Though his official golf earnings for the year come to $64,445, and side money probably brings the total close to $75,000, Tony Lema confessed the other day, en route to Tokyo, that he is as broke as the day he went on tour. "But," he added, "I'm free."
He is free of a contract with Jim Malarkey, wealthy Oregon and Idaho sportsman, one that gave Malarkey nearly a third of Lema's earnings, both purses and perquisites. The contract was one of a series that started in 1958 after Malarkey had seen Lema play and concluded he had the stuff of greatness in him. In the ensuing years, Malarkey says, he backed Lema to the extent of as much as $21,000 a year, never less than $16,000, and saw no substantial returns until the end of 1962, when Lema suddenly began to justify Malarkey's early vision.
"It was a great thing for me," Lema conceded, "knowing that I had his backing." But he implied, too, that there comes a time when a fellow wonders whether he is playing for himself or for someone else.

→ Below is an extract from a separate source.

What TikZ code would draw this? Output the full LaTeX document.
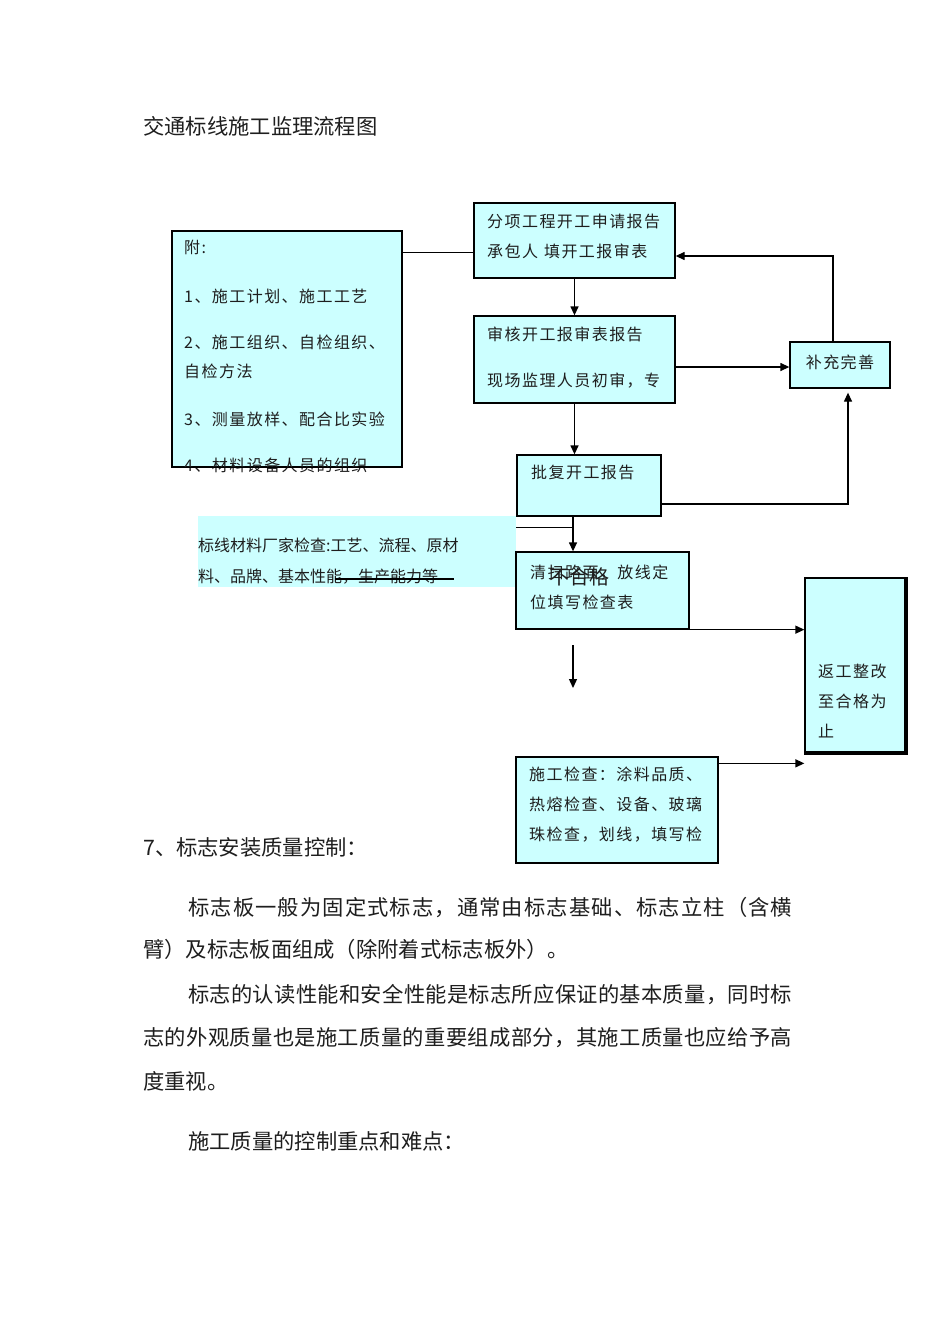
\documentclass[tikz,border=0pt]{standalone}
\usepackage{fontspec}
\usetikzlibrary{arrows.meta}
\newfontfamily\cjk{Noto Sans CJK SC}
\newfontfamily\cjksp[LetterSpace=9]{Noto Sans CJK SC}
\definecolor{boxcyan}{RGB}{204,255,255}
\definecolor{ink}{RGB}{30,30,30}
\def\spreadx#1{\ifx#1\relax\else\hfil#1\expandafter\spreadx\fi}
\def\spreadfirst#1{#1\spreadx}
\def\spreadtext#1{\spreadfirst#1\relax}
\tikzset{
  box/.style={draw=black, fill=boxcyan, line width=1.3pt, inner sep=0pt},
  panel/.style={fill=boxcyan, inner sep=0pt},
  btxt/.style={inner sep=0pt, anchor=west, text=ink, font=\cjksp\fontsize{16pt}{16pt}\selectfont, text height=13.8pt, text depth=1.9pt},
  ftxt/.style={inner sep=0pt, anchor=west, text=ink, font=\cjk\fontsize{16pt}{16pt}\selectfont, text height=13.8pt, text depth=1.9pt},
  body/.style={inner sep=0pt, anchor=west, text=ink, font=\cjk\fontsize{21.3pt}{21.3pt}\selectfont, text height=18.3pt, text depth=2.6pt},
  conn/.style={draw=black, line width=1.3pt},
  arr/.style={conn, -{Triangle[length=9pt,width=8pt]}}
}
\begin{document}
\begin{tikzpicture}[x=1pt,y=-1pt]
\useasboundingbox[fill=white] (0,0) rectangle (950,1344);

% title
\node[body] (title) at (143,127) {交通标线施工监理流程图};

% boxes
\node[box, minimum width=230pt, minimum height=236pt] (A) at (287,349) {};
\node[box, minimum width=201pt, minimum height=75pt] (B) at (574.5,240.5) {};
\node[box, minimum width=201pt, minimum height=87pt] (C) at (574.5,359.5) {};
\node[box, minimum width=144pt, minimum height=61pt] (D) at (589,485.5) {};
\node[box, minimum width=100pt, minimum height=46pt] (E) at (840,365) {};
\node[panel, minimum width=318pt, minimum height=71pt] (F) at (357,551.5) {};
\node[box, minimum width=173pt, minimum height=77pt] (G) at (602.5,590.5) {};
\node[box, minimum width=100pt, minimum height=174pt] (H) at (855,665) {};
\draw[line width=2.6pt] ([xshift=0.6pt]H.north east) -- ([xshift=0.6pt,yshift=-0.6pt]H.south east) -- ([yshift=-0.6pt]H.south west);
\node[box, minimum width=202pt, minimum height=106pt] (I) at (617,810) {};

% box A texts
\node[btxt] (a0) at (184,248) {附:};
\node[btxt] (a1) at (184,297) {1、施工计划、施工工艺};
\node[btxt] (a2) at (184,343) {2、施工组织、自检组织、};
\node[btxt] (a3) at (184,372) {自检方法};
\node[btxt] (a4) at (184,420) {3、测量放样、配合比实验};
\node[btxt] (a5) at (184,466) {4、材料设备人员的组织};
\draw[line width=1.3pt] (A.south west) -- (A.south east);

% box B, C, D, E texts
\node[btxt] (b1) at (487,222) {分项工程开工申请报告};
\node[btxt] (b2) at (487,252) {承包人\hspace{6pt}填开工报审表};
\node[btxt] (c1) at (487,335) {审核开工报审表报告};
\node[btxt] (c2) at (487,381) {现场监理人员初审，专};
\node[btxt] (d1) at (531,473) {批复开工报告};
\node[btxt, anchor=center] (e1) at (840,363) {补充完善};

% panel F text
\node[ftxt] (f1) at (198,546) {标线材料厂家检查:工艺、流程、原材};
\node[ftxt] (f2) at (198,577) {料、品牌、基本性能，生产能力等};
\draw[line width=1.2pt] (335,579) -- (454,579);

% G texts
\node[btxt] (g1) at (530,573) {清扫路面，放线定};
\node[btxt] (g2) at (530,603) {位填写检查表};
\node[inner sep=0pt, text=ink, font=\cjk\fontsize{20pt}{20pt}\selectfont] (nq) at (579,577) {不合格};

% H texts
\node[btxt] (h1) at (818,672) {返工整改};
\node[btxt] (h2) at (818,702) {至合格为};
\node[btxt] (h3) at (818,732) {止};

% I texts
\node[btxt] (i1) at (529,775) {施工检查：涂料品质、};
\node[btxt] (i2) at (529,805) {热熔检查、设备、玻璃};
\node[btxt] (i3) at (529,835) {珠检查，划线，填写检};

% connectors
\coordinate (pa) at ([yshift=-22pt]A.north east);
\draw[conn] (pa) -- (pa -| B.west);
\draw[arr] (B.south) -- (C.north);
\draw[arr] (C.south) -- (C.south |- D.north);
\coordinate (pc) at ([yshift=-7.5pt]C.east);
\draw[arr] (pc) -- (pc -| E.west);
\draw[arr] ([xshift=-7pt]E.north) |- ([yshift=-15.5pt]B.east);
\draw[arr] ([yshift=-18.5pt]D.east) -| ([xshift=8pt,yshift=-4pt]E.south);
\coordinate (pd) at ([xshift=-16pt]D.south);
\coordinate (pf) at ([yshift=-12pt]F.north east);
\draw[conn] (pf) -- (pf -| pd);
\draw[arr] (pd) -- (pd |- G.north);
\draw[arr] (G.south east) -- (G.south east -| H.west);
\coordinate (fa) at (573,645);
\coordinate (fb) at (573,688);
\draw[arr] (fa) -- (fb);
\coordinate (pi) at ([yshift=-7pt]I.north east);
\draw[arr] (pi) -- (pi -| H.west);

% body text
\node[body] (s7) at (143,848) {7、标志安装质量控制：};
\node[body] (p1) at (188,908) {\hbox to 604pt{\spreadtext{标志板一般为固定式标志，通常由标志基础、标志立柱（含横}}};
\node[body] (p2) at (143,950) {臂）及标志板面组成（除附着式标志板外）。};
\node[body] (p3) at (188,995) {\hbox to 604pt{\spreadtext{标志的认读性能和安全性能是标志所应保证的基本质量，同时标}}};
\node[body] (p4) at (143,1038) {\hbox to 649pt{\spreadtext{志的外观质量也是施工质量的重要组成部分，其施工质量也应给予高}}};
\node[body] (p5) at (143,1082) {度重视。};
\node[body] (p6) at (188,1142) {施工质量的控制重点和难点：};
\end{tikzpicture}
\end{document}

"I'm starting out again broke. I've played all year for nothing," he said, implying that to buy up his contract, he had had to pay Malarkey all but a trifle of his winnings. He won't be broke long. He is off to Tokyo for a television match, Shell's Wonderful World of Golf, against Chen Ching-Po. On his return he will play in the $125,000 Whitemarsh Open in Philadelphia and the $70,000 Sahara Invitational in Las Vegas.
With Labor Day gone, it is not too soon for the prudent to start a Christmas shopping list. Right at the top should go a doodad turned out by the Ampex Corporation. It is a television tape-recording system for the home, and you can buy it from Neiman-Marcus in Dallas for $30,000. Not too extravagant, when you consider that in the past Neiman-Marcus' catalogue of choice gifts has offered a stuffed tiger for $1 million, a His-and-Hers set of airplanes, and a genuine Chinese junk. Of them all, though, we would take the Ampex TV tape-recording system, known as the Signature V.

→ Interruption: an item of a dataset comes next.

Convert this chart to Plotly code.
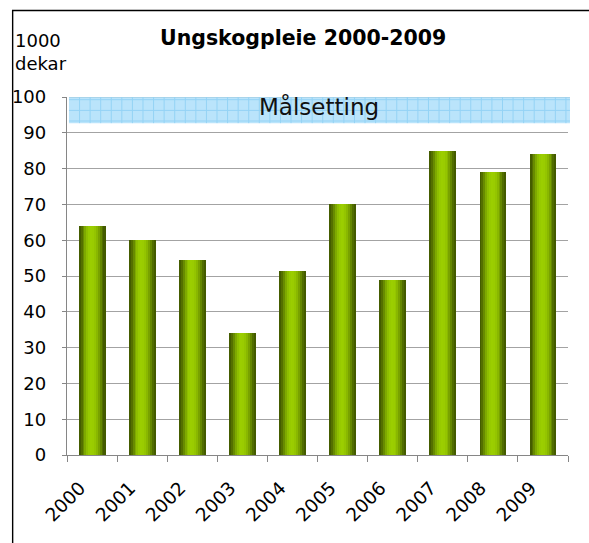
import plotly.graph_objects as go
import numpy as np

years = ["2000", "2001", "2002", "2003", "2004", "2005", "2006", "2007", "2008", "2009"]
values = [64, 60, 54.5, 34, 51.5, 70, 49, 85, 79, 84]
y_ticks = [0, 10, 20, 30, 40, 50, 60, 70, 80, 90, 100]
title_text = "Ungskogpleie 2000-2009"
unit_text = "1000<br>dekar"
target_text = "Målsetting"
target_low, target_high = 92.7, 102.2

W, H = 589, 543
L, R, T, B = 61, 21, 97, 88
PW, PH = W - L - R, H - T - B

def px(x):
    return (x - L) / PW

def py(y):
    return (H - B - y) / PH

def val_at(ypix):
    return (H - B - ypix) / PH * 100

# horizontal gradient across a bar, left to right
grad = ["#445c00", "#546f00", "#688b00", "#7ea900", "#8ebe00", "#97ca00", "#9bce00",
        "#9acc00", "#94c500", "#89b700", "#79a200", "#658800", "#516d00", "#445b00"]
N = len(grad)
BW = 0.53

fig = go.Figure()
for i, c in enumerate(grad):
    fig.add_trace(go.Bar(
        x=years, y=values,
        width=BW / N + 0.004,
        offset=-BW / 2 + i * BW / N,
        marker=dict(color=c, line=dict(width=0)),
        showlegend=False, hoverinfo="skip"))

shapes = []
bx0, bx1 = px(63), px(570)
shapes.append(dict(type="rect", xref="paper", yref="y", x0=bx0, x1=bx1,
                   y0=target_low, y1=target_high, fillcolor="#bae4fb",
                   line=dict(width=0), layer="above"))
shapes.append(dict(type="line", xref="paper", yref="y", x0=bx0, x1=bx1, y0=100, y1=100,
                   line=dict(color="#98c4da", width=1), layer="above"))
for xx in np.arange(63 + 10.7, 570, 10.7):
    shapes.append(dict(type="line", xref="paper", yref="y", x0=px(xx), x1=px(xx),
                       y0=target_low, y1=target_high,
                       line=dict(color="#94d3f5", width=1), layer="above"))
for yy in [99.7, 110.4, 121.0]:
    v = val_at(yy)
    shapes.append(dict(type="line", xref="paper", yref="y", x0=bx0, x1=bx1,
                       y0=v, y1=v, line=dict(color="#94d3f5", width=1), layer="above"))

# outer frame
shapes.append(dict(type="rect", xref="paper", yref="paper",
                   x0=px(6), x1=px(640), y0=py(10.5), y1=py(600),
                   line=dict(color="black", width=1.4), fillcolor="rgba(0,0,0,0)"))

fig.update_layout(
    width=W, height=H,
    margin=dict(l=L, r=R, t=T, b=B),
    paper_bgcolor="white", plot_bgcolor="white",
    barmode="overlay", bargap=0,
    font=dict(family="DejaVu Sans", size=18, color="black"),
    xaxis=dict(type="category", tickangle=-45, showgrid=False,
               showline=True, linecolor="#868686", linewidth=1,
               ticks="outside", tickson="boundaries", ticklen=6, tickcolor="#868686",
               tickfont=dict(size=18.5), range=[-0.5, 9.5],
               ticklabelstandoff=14, ticklabelshift=-12),
    yaxis=dict(range=[0, 100], tickvals=y_ticks, showgrid=True, gridcolor="#a3a3a3",
               gridwidth=1, showline=True, linecolor="#868686", linewidth=1.3,
               ticks="outside", ticklen=4, tickcolor="#868686", zeroline=False,
               ticklabelstandoff=12, tickfont=dict(size=18)),
    shapes=shapes,
)

fig.add_annotation(text=f"<b>{title_text}</b>", xref="paper", yref="paper",
                   x=px(300), y=py(38), showarrow=False, font=dict(size=20.5),
                   xanchor="center", yanchor="middle")
fig.add_annotation(text=unit_text, xref="paper", yref="paper",
                   x=px(6), y=py(28), showarrow=False, font=dict(size=18),
                   xanchor="left", yanchor="top", align="left")
fig.add_annotation(text=target_text, xref="paper", yref="paper",
                   x=px(316), y=py(106), showarrow=False,
                   font=dict(size=23, color="#111111"), xanchor="center", yanchor="middle")

fig.write_html("out.html", config={"displayModeBar": False},
               post_script="document.body.style.margin='0';document.body.style.overflow='hidden';")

Here are some of the things you can do with it. You can leave home after setting a timing mechanism that will automatically record a prizefight, baseball game or whatever while you are away. On your return you can play it back. You can watch one football game live while taping another, a must for New Year's Day.
There is more to the Signature V: a color TV receiver, record changer, AM-FM tuner and a leatherbound instruction manual. If the V has one weakness, it is in videotaping color TV, which comes out black and white on the tape. Ampex is working on that problem right now.
EVEN MORE PRACTICAL
Sheikh Khalifa Ben Salman christened his new 104-foot yacht Gazed in Holland the other day. A pleasure yacht for the finance minister of the oil-rich sultanate of Bahrein is in itself not remarkable. What is remarkable is Gazal's closed-circuit-television fishing system. The sheikh had it built so that he can loll about in his air-conditioned stateroom and watch, on the TV screen, the floats of his fishing rods bobbing along in the water outside. When one of them bobs under he dashes out and reels in.